Le Conseil national de l’eau, réuni le 2 février 2018, a sonné l’alarme par rapport au problème. Il a fait savoir que le nombre d’opérateurs pratiquant le dragage est passé d’une dizaine en 2012, à plusieurs milliers aujourd’hui. Il y a non seulement des Maliens, mais aussi des étrangers. Le Conseil a aussi déploré la délivrance illégale de cartes d’exploitants de dragues moyennant le paiement d’un montant variant entre 100 000 et 200 000 Fcfa, la perception de taxes à plusieurs niveaux et parfois par des acteurs n’ayant aucune qualité, la pollution des cours d’eaux partagés : le Sénégal, la Falémé, le Bagoé, le Niger, le Sankarani, etc., l’envahissement des galeries forestières classées.
En plus, l’installation de la drague est assujettie au payement d’un montant variant d’une commune à une autre. Dans le cercle de Kangaba, par exemple, ce montant varie selon les localités de 50.000 à 75.000 Fcfa comme taxe annuelle et de 20.000 à 25.000 Fcfa comme taxe mensuelle. Pour les exploitants de drague, cette perception par les maires les autorise de facto à mener leurs activités sans contraintes. A cela, il faut ajouter que certains maires sont eux-mêmes propriétaires de plusieurs dragues.

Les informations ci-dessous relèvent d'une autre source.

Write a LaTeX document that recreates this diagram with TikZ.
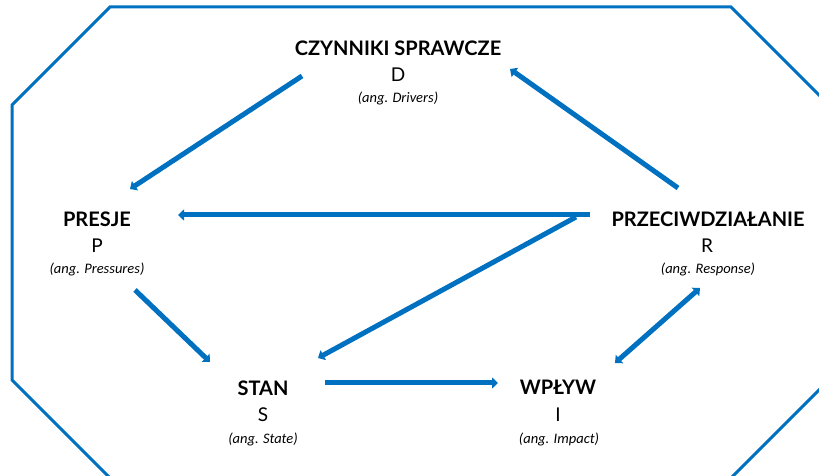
\documentclass[tikz,border=0pt]{standalone}
\usepackage{fontspec}
\setmainfont{Lato}
\newfontfamily\angfont{Carlito}
\usepackage{tikz}
\usetikzlibrary{arrows.meta}
\definecolor{dpsirblue}{RGB}{0,112,192}
\tikzset{
  tytul/.style={anchor=base,inner sep=0pt,font=\bfseries\fontsize{20}{20}\selectfont},
  litera/.style={anchor=base,inner sep=0pt,font=\fontsize{19}{19}\selectfont},
  ang/.style={anchor=base,inner sep=0pt,font=\angfont\itshape\fontsize{14.5}{14.5}\selectfont},
  strzalka/.style={draw=dpsirblue,line width=5pt,>={Triangle[width=11pt,length=6pt]}},
}

\begin{document}
\begin{tikzpicture}[x=1pt,y=1pt]
\useasboundingbox (0,0) rectangle (819,476);
\clip (0,0) rectangle (819,476);
\draw [dpsirblue,line width=3pt] (110,469)--(731,469)--(829,371)--(829,96)--(731,-2)--(110,-2)--(12,96)--(12,371)--cycle;

\node [tytul] (Dt) at (398,420) {CZYNNIKI SPRAWCZE};
\node [litera] (D) at (398,394) {D};
\node [ang] (De) at (398,373) {(ang. Drivers)};

\node [tytul] (Pt) at (97,249) {PRESJE};
\node [litera] (P) at (97,223) {P};
\node [ang] (Pe) at (97,202) {(ang. Pressures)};

\node [tytul] (Rt) at (708,249) {PRZECIWDZIAŁANIE};
\node [litera] (R) at (707,223) {R};
\node [ang] (Re) at (708,202) {(ang. Response)};

\node [tytul] (St) at (263,80) {STAN};
\node [litera] (S) at (263,54) {S};
\node [ang] (Se) at (263,32) {(ang. State)};

\node [tytul] (It) at (558,81) {WPŁYW};
\node [litera] (I) at (558,54) {I};
\node [ang] (Ie) at (559,32) {(ang. Impact)};

\draw [strzalka,->] ([shift={(-96,6)}]D.base) -- ([shift={(33,38)}]Pt.base);
\draw [strzalka,->] ([shift={(-29,65)}]R.base) -- ([shift={(112,-13)}]Dt.base);
\draw [strzalka,->] ([shift={(-118,12)}]Rt.base) -- ([shift={(81,12)}]Pt.base);
\draw [strzalka,->] ([shift={(-132,10)}]Rt.base) -- ([shift={(55,38)}]St.base);
\draw [strzalka,->] ([shift={(38,-16)}]Pe.base) -- ([shift={(-53,34)}]St.base);
\draw [strzalka,->] ([shift={(62,13)}]St.base) -- ([shift={(-60,12)}]It.base);
\draw [strzalka,<->] ([shift={(-8,-14)}]Re.base) -- ([shift={(57,32)}]It.base);
\end{tikzpicture}
\end{document}
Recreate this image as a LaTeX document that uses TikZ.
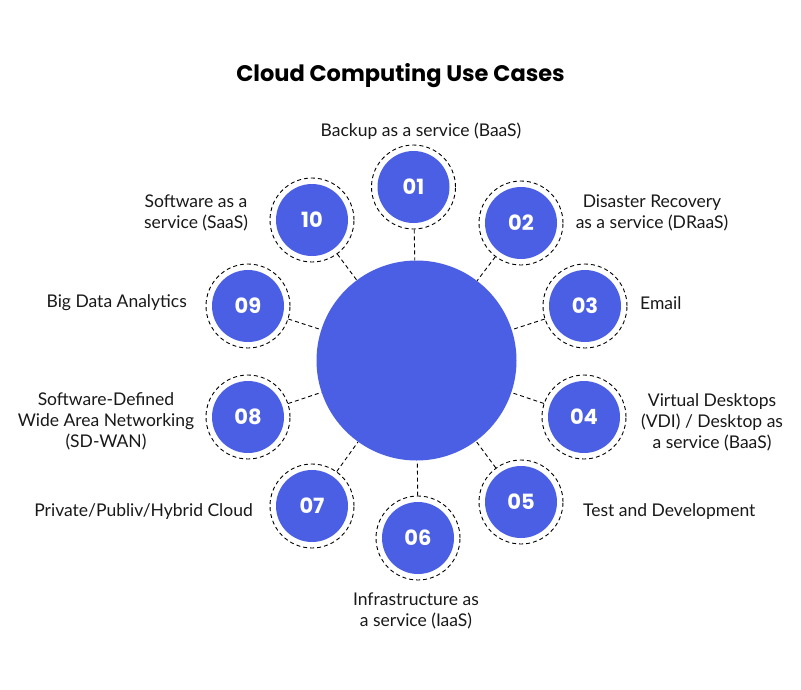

Les services de l’assiette fiscale perçoivent eux aussi des taxes sur les dragues. Ainsi, à la perception de Kangaba, les recettes tirées des dragues ont fait passer l’assiette fiscale de 2 millions Fcfa à plus de 106 millions entre 2010 et 2016, précise la mission. C’est compte tenu de toute cette réalité, que la sensibilisation n’a pas donné de résultat avant que la décision d’interdiction temporaire ne soit prise.